Мудрый знаток античной литературы поэт Вячеслав Иванов появлялся перед избранной аудиторией в ореоле священнически-торжественной отрешенности от повседневной жизни. Уравновешенная его созерцательность сменялась страстными утверждениями Н. А. Бердяева, потрясавшего своей цыганской копной смуглых волос. Его обезображивала пляска св. Витта, которую не смог скрыть рассеянный свет на эстраде. Но внутренний огонь, которым был наделен этот мыслитель, заставлял забывать о его страшных гримасах и подергиваниях.

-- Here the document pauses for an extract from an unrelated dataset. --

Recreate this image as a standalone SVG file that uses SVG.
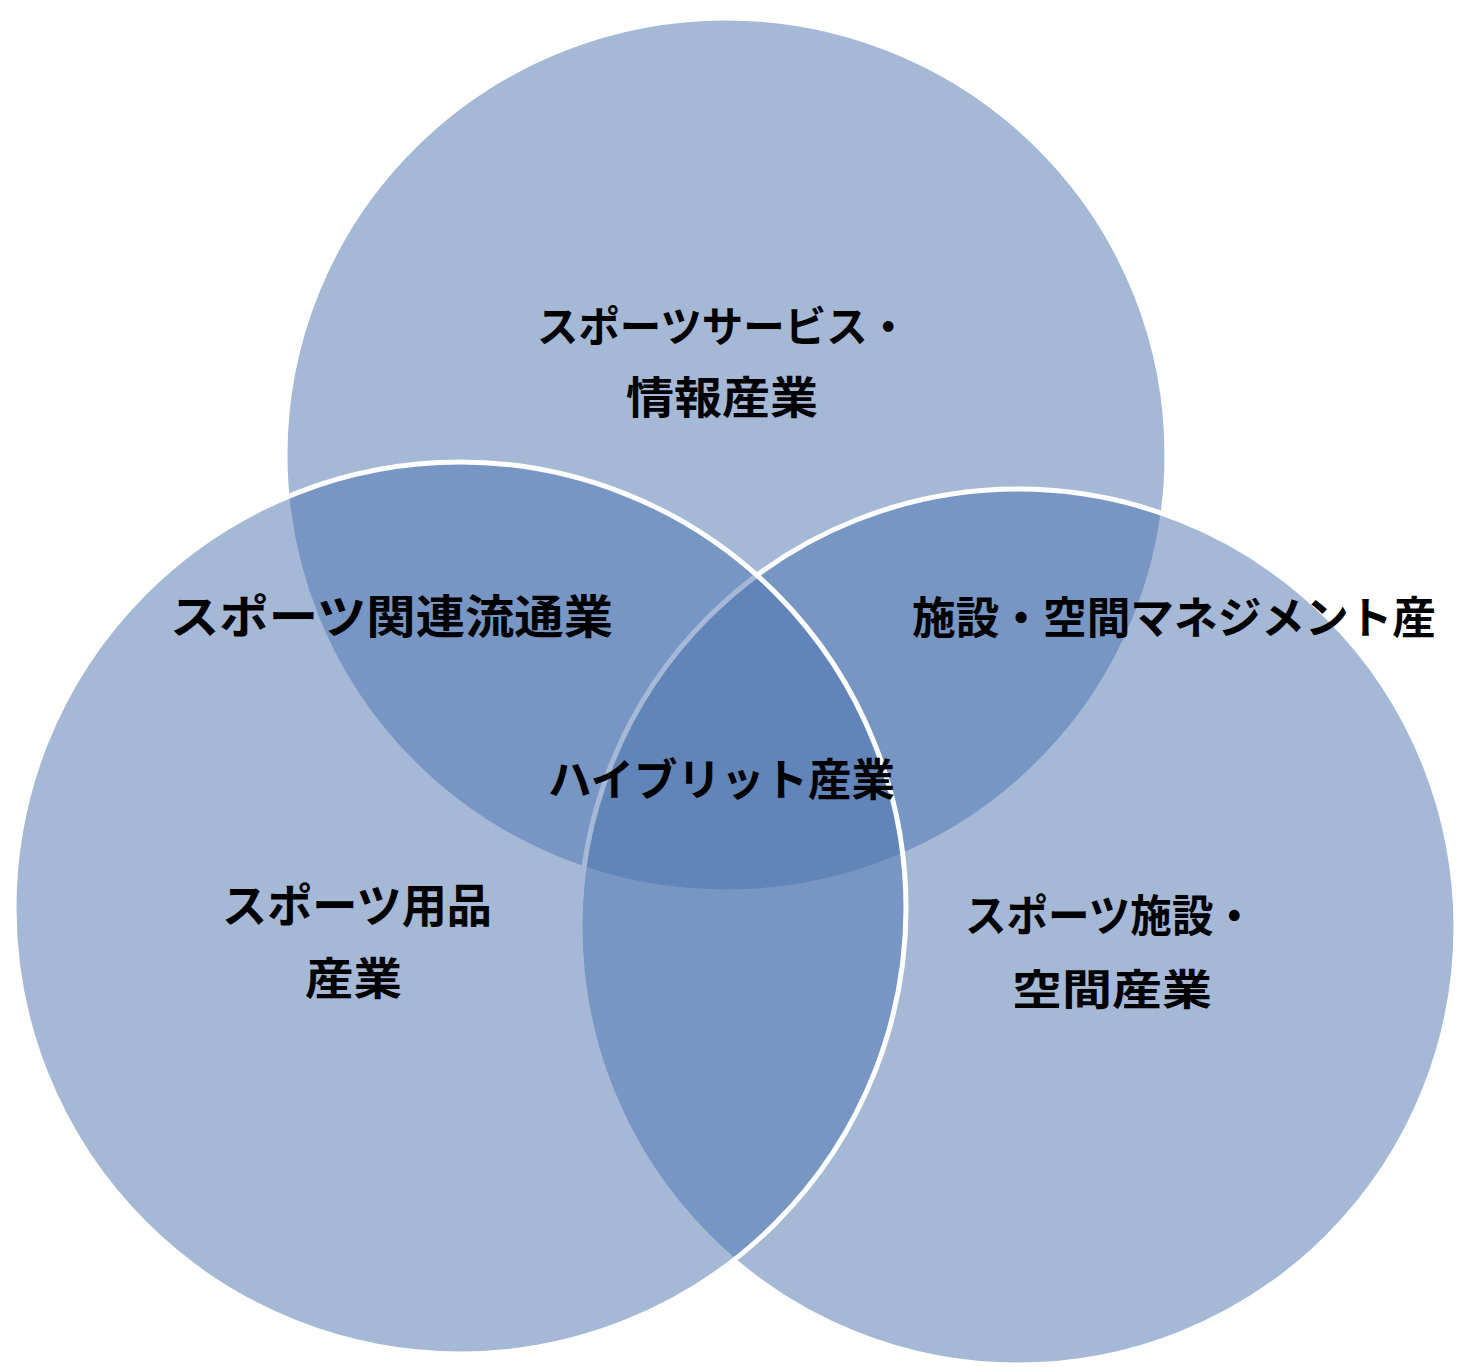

Хриплый, жестяный голос Валерия Брюсова (задолго до того пророчески истолкованного Врубелем в его карандашном портрете) — воплощение чиновника в его вневременном, универсальном значении — сухо и едва ли осознанно тогда настаивал на необходимости умозрительной формулы и параграфа в искусстве. Их цепи испытали на себе те, кто в то время были еще юнцами. Но привидение интеллектуального прокурора, Вия на подмостках, изгонялось обаятельной улыбкой, превосходной декламацией и изящной повадкой И. И. Мозжухина, беспечного Ванечки Мозжухина, в безупречно сшитом фраке. Кто мог предположить в те годы, что этот баловень судьбы закончит свою жизнь во Франции нищим и душевнобольным? Мозжухина обожали не только московские барышни и дамы. Его искренне любила вся Москва и прощала ему его нелепые проказы, вроде той, когда однажды, притворившись в трамвае помешанным, он начал восклицать во всеуслышание, что у почтенного старика, сидевшего напротив, «борода в клеточку». Читая наизусть незамысловатые стихи Игоря Северянина «Она на цыпочки привстала и подарила губы мне», Мозжухин вкладывал в них столько человечности, столько нежности и изящества, что публика, только что уносившаяся в метафизические высоты, бурно, неистово ликовала, как только ликует поток, сорвавший плотину.

Но Таиров, следуя примеру «капустников» Художественного театра, нашел и другой путь, чтобы привлекать друзей для своего дела. Это были закрытые вечеринки. На одной из них я впервые встретил юную Марину Цветаеву — на сцене, у рампы, под сенью гигантских изваяний сказочных коней. Их гривы до сих пор шумят в благословенном лукоморье моей памяти!